Hace 15 años, cada familia tenía varios tipos de papas. Ahora, una cultiva, como máximo, cinco variedades, según Grover Mamani, de CARE Bolivia. Y no todas son resistentes a los cambios climáticos, como la phiña kati, cada vez más difícil de encontrar, ideal para acompañar el pescado o comerla con queso, explica una mujer joven. Es Elena Apaza, una agricultora custodia de la agrobiodiversidad, como sus compañeras, Petrona Apaza y Brígida Chuima. Ellas están encargadas de recuperar y conservar las distintas variedades no solo de papa, también de haba, maíz, quinua, avena... Y de buscar aquellos tipos que sean resistentes a las variaciones consecuencia del cambio climático. Aunque ahora el maíz es uno de los cultivos de la zona, hace 50 años no crecía aquí, según los comentarios de los abuelos, cuenta Elena.
Lo que más afecta a los cultivos son los gusanos que han llegado con el aumento de las temperaturas. “Antes, la ropa tardaba tres días en secarse. Ahora lo hace el mismo día que se lava”, cuenta la custodia. Variedades como la phiña kati, la wawa juira, sanimilla o wila piñula se están perdiendo por la presencia de este bicho.
Estas mujeres van de feria en feria para comprar las variedades de productos que ya no se plantan en sus comunidades, conversan con otros agricultores y han intercambiado ejemplares con el Instituto Nacional de Innovación Agropecuaria y Forestal (INIAF). El resultado es un banco de germoplasma comunal, que son las tierras de cultivo. Ya cuenta con 64 tipos de papas. “Si no fuera por las custodias, solo habría 15”, asegura Grover.
El tamaño de las papas tampoco es igual al de antes: ahora crecen menos. Las más grandes son las que se llevan a las ferias, pero las ganancias de los agricultores también han menguado porque el peso total que venden es menor que hace algunos años. Las más pequeñas se guardan para hacer chuño.
No todas las tierras del municipio tienen el mismo rendimiento, pues unas son más secas que otras. Sin embargo, todas son deficientes en nutrientes, lo cual no ayuda al crecimiento de los cultivos porque, cuanto más materia orgánica tienen, mayor cantidad de agua retienen.
La solución pasa por abonar la tierra, aunque no sirve cualquier abono. “Ya no estamos colocando sintético”, asegura Cipriana Quispe, convencida de que los químicos no mejoran la fertilidad del suelo. A través del proyecto han hecho una abonera. En ella echan pajas, rastrojos y excrementos, y los remojan.
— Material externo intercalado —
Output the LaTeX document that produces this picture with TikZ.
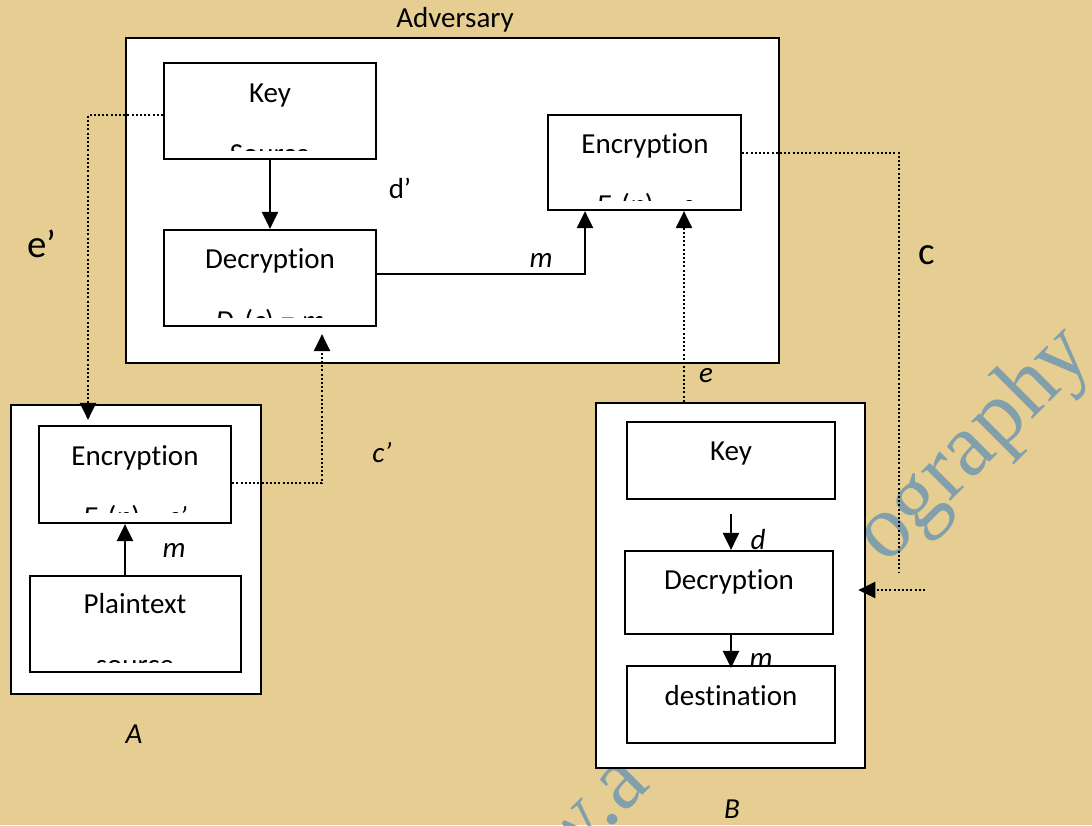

Dos meses después, tienen compost. Sin embargo, lo que da mejores resultados es el empleo de lombrices, un fertilizante más caro (un puñado de este animal cuesta Bs 70, cuentan).
En Pariri el terreno es demasiado húmedo para las papas. Por eso, el año pasado se insertaron plantines de cebolla de Achacachi y ahora tienen almácigas donde producen esta hortaliza. Es un cultivo más adecuado para el terreno de la zona y, además, es menos sensible a las plagas.
Más abajo del embalse, un agricultor abre zanjas en la tierra removida para guiar el agua que entra a borbotones procedente de una tubería. Es el primero en probar el nuevo regadío, que funciona por inundación. El año que viene se implementará el riego por aspersión, al que los lugareños no están acostumbrados pero que malgasta menos agua. Mientras, ya pueden regar. “No queremos esperar la lluvia, como antes. Queremos progresar. Agua es vida”, dice una de las alcaldesas de agua, Juana Condori. Ella, como otras personas con el mismo cargo, coordinarán con el presidente del regadío las horas y cantidad de agua por terreno. “Este año vamos a comer haba verde”, comenta uno de los que observa, aunque parece que en vez de ver la tierra, ya se imagina comiendo lo que dice.